Enfin, tout est prétexte aux éloges, EDF ne semble n’avoir jamais fait d’erreur et ni autre chose que de suivre une histoire toute tracée, naturelle ; que de répondre à ce qu’il est pudiquement commun d’appeler les défis de notre temps.

 

Une ressource inutile ?

Malgré l’importance du défaut que comportent ces vidéos, nous décidons de les diffuser, avec nos critiques, car elles représentent une entrée en matière et une base de connaissance minimale accessible et nécessaire pour commencer à se former sur le sujet de la gestion des énergies.

 

 


Références

[1] Loi n°46-628 du 8 Avril 1946 sur la nationalisation de l’électricité et du gaz, Journal Officiel de la République Française du 9 Avril 1946, page 2951.

[2] Composition de l’assemblée nationale constituante du 6 Novembre 1945 au 10 Juin 1946 suite aux élections du 21 Octobre 1945, rapportés par Laurent de Boissieu

[3] Ce jour de 1946 où la nationalisation de l’énergie a été décidée par l’Assemblée, 8 Avril 2016, l’Humanité.

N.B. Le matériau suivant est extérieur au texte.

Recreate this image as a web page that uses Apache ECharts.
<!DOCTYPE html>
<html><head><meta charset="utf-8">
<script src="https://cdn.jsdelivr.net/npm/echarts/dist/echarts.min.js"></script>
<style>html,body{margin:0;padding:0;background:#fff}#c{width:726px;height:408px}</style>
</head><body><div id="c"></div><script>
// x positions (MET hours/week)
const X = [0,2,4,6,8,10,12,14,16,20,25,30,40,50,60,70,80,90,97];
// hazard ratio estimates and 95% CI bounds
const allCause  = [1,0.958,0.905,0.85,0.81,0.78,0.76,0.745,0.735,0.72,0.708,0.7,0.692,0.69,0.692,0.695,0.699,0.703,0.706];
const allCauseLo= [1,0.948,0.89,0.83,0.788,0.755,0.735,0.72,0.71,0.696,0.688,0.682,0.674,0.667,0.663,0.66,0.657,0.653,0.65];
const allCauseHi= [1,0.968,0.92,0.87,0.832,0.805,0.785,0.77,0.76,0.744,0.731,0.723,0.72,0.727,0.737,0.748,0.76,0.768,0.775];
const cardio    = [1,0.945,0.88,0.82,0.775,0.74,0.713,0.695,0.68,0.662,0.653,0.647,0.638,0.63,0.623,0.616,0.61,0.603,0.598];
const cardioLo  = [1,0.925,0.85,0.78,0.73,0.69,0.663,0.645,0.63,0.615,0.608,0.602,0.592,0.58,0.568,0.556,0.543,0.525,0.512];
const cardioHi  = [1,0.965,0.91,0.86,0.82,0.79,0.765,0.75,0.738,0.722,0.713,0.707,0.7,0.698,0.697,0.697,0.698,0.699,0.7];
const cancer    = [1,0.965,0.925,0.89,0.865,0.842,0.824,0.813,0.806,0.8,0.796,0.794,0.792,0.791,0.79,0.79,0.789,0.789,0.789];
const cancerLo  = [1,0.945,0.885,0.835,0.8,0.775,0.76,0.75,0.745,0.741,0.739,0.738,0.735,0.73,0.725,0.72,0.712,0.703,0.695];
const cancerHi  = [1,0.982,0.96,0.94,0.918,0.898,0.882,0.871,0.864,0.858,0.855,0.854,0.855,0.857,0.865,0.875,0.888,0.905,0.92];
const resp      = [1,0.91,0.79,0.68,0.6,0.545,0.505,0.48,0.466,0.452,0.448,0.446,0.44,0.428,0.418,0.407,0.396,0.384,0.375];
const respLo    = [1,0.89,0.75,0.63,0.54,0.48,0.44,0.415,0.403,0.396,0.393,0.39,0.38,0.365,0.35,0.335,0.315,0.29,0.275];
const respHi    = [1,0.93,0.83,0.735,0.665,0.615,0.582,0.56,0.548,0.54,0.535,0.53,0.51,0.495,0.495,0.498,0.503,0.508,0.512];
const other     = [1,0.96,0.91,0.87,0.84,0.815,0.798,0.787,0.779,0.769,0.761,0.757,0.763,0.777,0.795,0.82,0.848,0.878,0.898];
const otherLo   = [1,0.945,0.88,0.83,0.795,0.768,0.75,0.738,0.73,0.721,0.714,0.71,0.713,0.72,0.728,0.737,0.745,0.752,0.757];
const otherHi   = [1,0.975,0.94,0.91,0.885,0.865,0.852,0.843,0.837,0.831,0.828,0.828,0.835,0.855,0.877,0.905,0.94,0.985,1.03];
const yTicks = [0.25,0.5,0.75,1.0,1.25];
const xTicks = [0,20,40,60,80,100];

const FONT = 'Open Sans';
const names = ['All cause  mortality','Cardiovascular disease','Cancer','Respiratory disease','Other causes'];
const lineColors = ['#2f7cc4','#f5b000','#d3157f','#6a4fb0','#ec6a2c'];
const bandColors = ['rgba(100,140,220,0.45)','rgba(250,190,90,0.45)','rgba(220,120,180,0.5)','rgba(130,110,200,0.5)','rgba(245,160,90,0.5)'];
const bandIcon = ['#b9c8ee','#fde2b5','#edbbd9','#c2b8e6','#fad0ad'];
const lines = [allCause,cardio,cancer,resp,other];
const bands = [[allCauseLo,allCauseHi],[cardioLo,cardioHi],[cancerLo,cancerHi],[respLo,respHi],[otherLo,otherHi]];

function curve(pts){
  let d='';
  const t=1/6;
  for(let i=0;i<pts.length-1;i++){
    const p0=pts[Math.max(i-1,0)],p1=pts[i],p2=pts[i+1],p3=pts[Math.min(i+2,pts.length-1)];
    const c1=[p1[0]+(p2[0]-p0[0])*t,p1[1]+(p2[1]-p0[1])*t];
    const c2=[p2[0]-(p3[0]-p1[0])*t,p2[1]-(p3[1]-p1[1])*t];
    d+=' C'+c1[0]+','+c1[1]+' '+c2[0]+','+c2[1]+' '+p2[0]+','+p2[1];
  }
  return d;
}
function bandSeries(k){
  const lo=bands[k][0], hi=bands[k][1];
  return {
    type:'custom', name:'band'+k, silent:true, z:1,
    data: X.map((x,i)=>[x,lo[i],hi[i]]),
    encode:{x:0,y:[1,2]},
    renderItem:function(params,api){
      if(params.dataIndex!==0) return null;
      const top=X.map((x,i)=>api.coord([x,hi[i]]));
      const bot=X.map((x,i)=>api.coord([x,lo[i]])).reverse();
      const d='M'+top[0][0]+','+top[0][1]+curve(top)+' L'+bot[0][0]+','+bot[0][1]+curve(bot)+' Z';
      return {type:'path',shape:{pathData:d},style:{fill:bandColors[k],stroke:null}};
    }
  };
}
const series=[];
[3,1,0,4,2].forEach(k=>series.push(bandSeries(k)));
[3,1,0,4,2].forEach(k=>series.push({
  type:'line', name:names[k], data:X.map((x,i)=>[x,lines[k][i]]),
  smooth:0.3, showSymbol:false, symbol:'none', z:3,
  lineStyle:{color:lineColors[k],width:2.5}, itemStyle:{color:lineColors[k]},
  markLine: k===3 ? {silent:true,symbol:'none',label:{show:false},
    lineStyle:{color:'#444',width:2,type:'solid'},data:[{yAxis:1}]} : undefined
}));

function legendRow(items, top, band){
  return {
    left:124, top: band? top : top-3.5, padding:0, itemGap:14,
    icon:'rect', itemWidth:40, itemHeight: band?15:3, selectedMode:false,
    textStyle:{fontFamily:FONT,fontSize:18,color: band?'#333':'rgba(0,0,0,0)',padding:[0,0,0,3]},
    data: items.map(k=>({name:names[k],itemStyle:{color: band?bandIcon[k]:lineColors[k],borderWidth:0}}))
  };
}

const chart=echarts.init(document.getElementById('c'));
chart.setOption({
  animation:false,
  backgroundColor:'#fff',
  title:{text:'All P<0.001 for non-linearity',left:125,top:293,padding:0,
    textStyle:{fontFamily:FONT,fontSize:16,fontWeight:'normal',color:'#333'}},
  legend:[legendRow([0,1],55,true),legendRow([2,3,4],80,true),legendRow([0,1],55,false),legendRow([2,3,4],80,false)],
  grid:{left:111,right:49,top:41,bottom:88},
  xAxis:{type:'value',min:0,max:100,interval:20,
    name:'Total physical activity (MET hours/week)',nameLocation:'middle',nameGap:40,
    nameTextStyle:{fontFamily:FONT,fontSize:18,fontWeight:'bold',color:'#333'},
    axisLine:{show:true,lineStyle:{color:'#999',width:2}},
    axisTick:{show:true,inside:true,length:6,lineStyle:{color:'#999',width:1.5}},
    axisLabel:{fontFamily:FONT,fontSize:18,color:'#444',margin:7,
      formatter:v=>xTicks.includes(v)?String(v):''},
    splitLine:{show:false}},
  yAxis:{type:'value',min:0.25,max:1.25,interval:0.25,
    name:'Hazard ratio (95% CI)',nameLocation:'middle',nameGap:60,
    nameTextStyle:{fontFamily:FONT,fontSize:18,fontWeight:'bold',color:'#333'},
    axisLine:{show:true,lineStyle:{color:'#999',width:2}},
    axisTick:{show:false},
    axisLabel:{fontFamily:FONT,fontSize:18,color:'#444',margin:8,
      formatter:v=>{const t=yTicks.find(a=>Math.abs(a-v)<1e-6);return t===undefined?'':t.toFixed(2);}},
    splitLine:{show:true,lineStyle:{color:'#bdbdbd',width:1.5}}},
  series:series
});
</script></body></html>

[4] des programmes et des gauches (page 11), Le programme commun de la Résistance, des idées dans la guerre, Claire Andrieu, 1984, les Éditions de l’Érudit, ISBN 2-86816-005-0.

[5] Les quatre programmes communs, une lignée discontinue (page 19), idem

[6] Loi n°46-628 du 8 Avril 1946, Titre II, Article 20, JORF du 9 Avril 1946 (p. 2953).

[7] Loi n°46-628 du 8 Avril 1946, Titre VI, Article 47, JORF du 9 Avril 1946 (p. 2957).

[8] Le groupe EDF se lance dans les services de proximité, Nabil Wakim, 7 Février 2019, Le Monde

[9] EDF, les apprentis sorciers, Gilles Balbastre, série Service Public, 2006, produit par Point du jour. à partir de la 13ème minute.

[10] idem, à la moitié de la 15ème minute.

[11] idem, à partir de la 39ième minute.

[12] Le Point de vue de l’IRSN sur la sureté et la radioprotection du parc électronucléaire Français en 2010, La sûreté de l’exploitation en 2010 : les tendances, page 11, Rapport n°466 de la DSR, Institut de Radioprotection et de Sureté Nucléaire (IRSN).

[13] Sous-traitants du nucléaire : la sûreté de nos installation en question, Anne-Laure Jumet, 30 octobre 2019, France Culture

[14] Hercule, un pas de plus dans l’impasse des marchés de l’électricité, Titre 3.2, page 11, rapport Parole d’expert·e·s SUD-Énergie, Décembre 2020.